**AVAILABLE DATA**
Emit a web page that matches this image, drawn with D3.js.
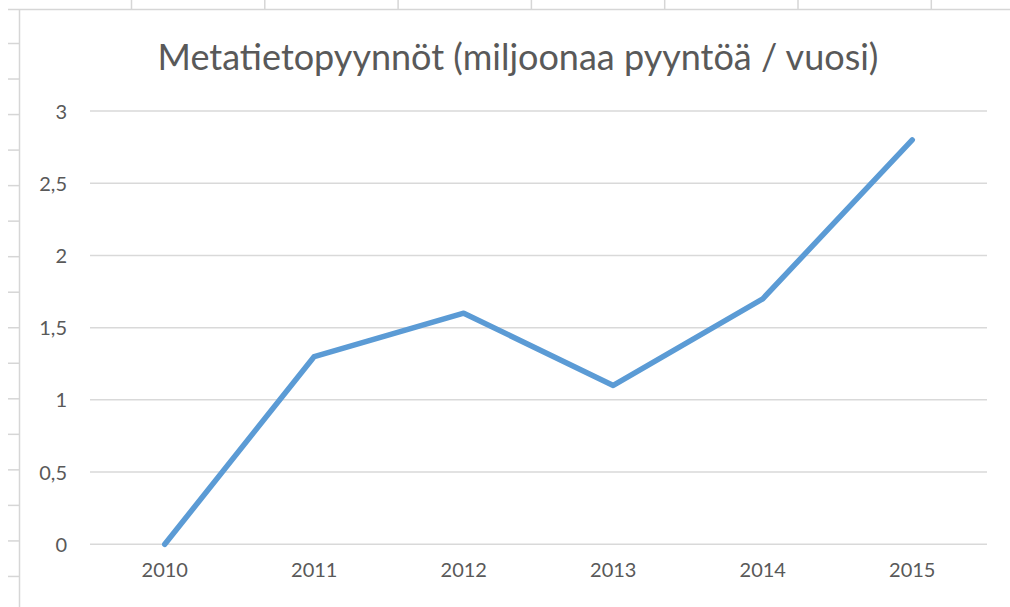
<!DOCTYPE html>
<html>
<head>
<meta charset="utf-8">
<script src="https://cdn.jsdelivr.net/npm/d3@7"></script>
<style>
  html, body { margin: 0; padding: 0; background: #fff; }
  svg { display: block; }
  text { font-family: Lato, "Open Sans", sans-serif; fill: #595959; }
</style>
</head>
<body>
<svg id="chart" width="1010" height="607"></svg>
<script>
const title = "Metatietopyynnöt (miljoonaa pyyntöä / vuosi)";
const years = ["2010", "2011", "2012", "2013", "2014", "2015"];
const requests = [0, 1.3, 1.6, 1.1, 1.7, 2.8];
const yTicks = [0, 0.5, 1, 1.5, 2, 2.5, 3];

const W = 1010, H = 607;
const svg = d3.select("#chart");

// Spreadsheet background (cells behind the chart object)
const sheet = svg.append("g").attr("stroke", "#d6d6d6").attr("stroke-width", 1.5);
sheet.append("line").attr("x1", 8).attr("x2", W).attr("y1", 9.5).attr("y2", 9.5);
d3.range(7).forEach(i => {
  const x = 131.5 + i * 133.3;
  sheet.append("line").attr("x1", x).attr("x2", x).attr("y1", 0).attr("y2", 9.5);
});
sheet.append("line").attr("x1", 19.5).attr("x2", 19.5).attr("y1", 9.5).attr("y2", H);
d3.range(16).forEach(i => {
  const y = 43.5 + i * 35.53;
  sheet.append("line").attr("x1", 8).attr("x2", 19.5).attr("y1", y).attr("y2", y);
});

// Plot area
const plot = { left: 90, right: 987, top: 111, bottom: 544.3 };

const x = d3.scaleBand().domain(years).range([plot.left, plot.right]);
const y = d3.scaleLinear().domain([0, 3]).range([plot.bottom, plot.top]);

// Gridlines
svg.append("g")
  .selectAll("line")
  .data(yTicks)
  .join("line")
  .attr("x1", plot.left).attr("x2", plot.right)
  .attr("y1", d => y(d)).attr("y2", d => y(d))
  .attr("stroke", "#d9d9d9").attr("stroke-width", 1.5);

// Y axis labels
const yAxis = d3.axisLeft(y).tickValues(yTicks).tickSize(0).tickPadding(0)
  .tickFormat(d => String(d).replace(".", ","));
const gy = svg.append("g").attr("transform", "translate(67,0)").call(yAxis);
gy.select(".domain").remove();
gy.selectAll("text").attr("font-size", 20).attr("fill", "#595959")
  .style("font-family", "Lato, 'Open Sans', sans-serif").attr("dy", "0.35em");

// X axis labels
const xAxis = d3.axisBottom(x).tickSize(0).tickPadding(0);
const gx = svg.append("g").attr("transform", `translate(0,${plot.bottom})`).call(xAxis);
gx.select(".domain").remove();
gx.selectAll("text").attr("font-size", 20).attr("fill", "#595959")
  .style("font-family", "Lato, 'Open Sans', sans-serif").attr("dy", "1.65em");

// Line
const line = d3.line()
  .x((d, i) => x(years[i]) + x.bandwidth() / 2)
  .y(d => y(d));
svg.append("path")
  .datum(requests)
  .attr("d", line)
  .attr("fill", "none")
  .attr("stroke", "#5b9bd5")
  .attr("stroke-width", 5.5)
  .attr("stroke-linejoin", "round")
  .attr("stroke-linecap", "round");

// Title
svg.append("text")
  .attr("x", 518).attr("y", 70)
  .attr("text-anchor", "middle")
  .attr("font-size", 36)
  .attr("fill", "#595959")
  .text(title);
</script>
</body>
</html>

**EXERCISE TASK**
Exactly reproduce the run of lines from the start of the listing through the line with "111, bottom: 544.3", inclusive; pictures are not copied.

**EXERCISE SOLUTION**
Emit a web page that matches this image, drawn with D3.js.
<!DOCTYPE html>
<html>
<head>
<meta charset="utf-8">
<script src="https://cdn.jsdelivr.net/npm/d3@7"></script>
<style>
  html, body { margin: 0; padding: 0; background: #fff; }
  svg { display: block; }
  text { font-family: Lato, "Open Sans", sans-serif; fill: #595959; }
</style>
</head>
<body>
<svg id="chart" width="1010" height="607"></svg>
<script>
const title = "Metatietopyynnöt (miljoonaa pyyntöä / vuosi)";
const years = ["2010", "2011", "2012", "2013", "2014", "2015"];
const requests = [0, 1.3, 1.6, 1.1, 1.7, 2.8];
const yTicks = [0, 0.5, 1, 1.5, 2, 2.5, 3];

const W = 1010, H = 607;
const svg = d3.select("#chart");

// Spreadsheet background (cells behind the chart object)
const sheet = svg.append("g").attr("stroke", "#d6d6d6").attr("stroke-width", 1.5);
sheet.append("line").attr("x1", 8).attr("x2", W).attr("y1", 9.5).attr("y2", 9.5);
d3.range(7).forEach(i => {
  const x = 131.5 + i * 133.3;
  sheet.append("line").attr("x1", x).attr("x2", x).attr("y1", 0).attr("y2", 9.5);
});
sheet.append("line").attr("x1", 19.5).attr("x2", 19.5).attr("y1", 9.5).attr("y2", H);
d3.range(16).forEach(i => {
  const y = 43.5 + i * 35.53;
  sheet.append("line").attr("x1", 8).attr("x2", 19.5).attr("y1", y).attr("y2", y);
});

// Plot area
const plot = { left: 90, right: 987, top: 111, bottom: 544.3 };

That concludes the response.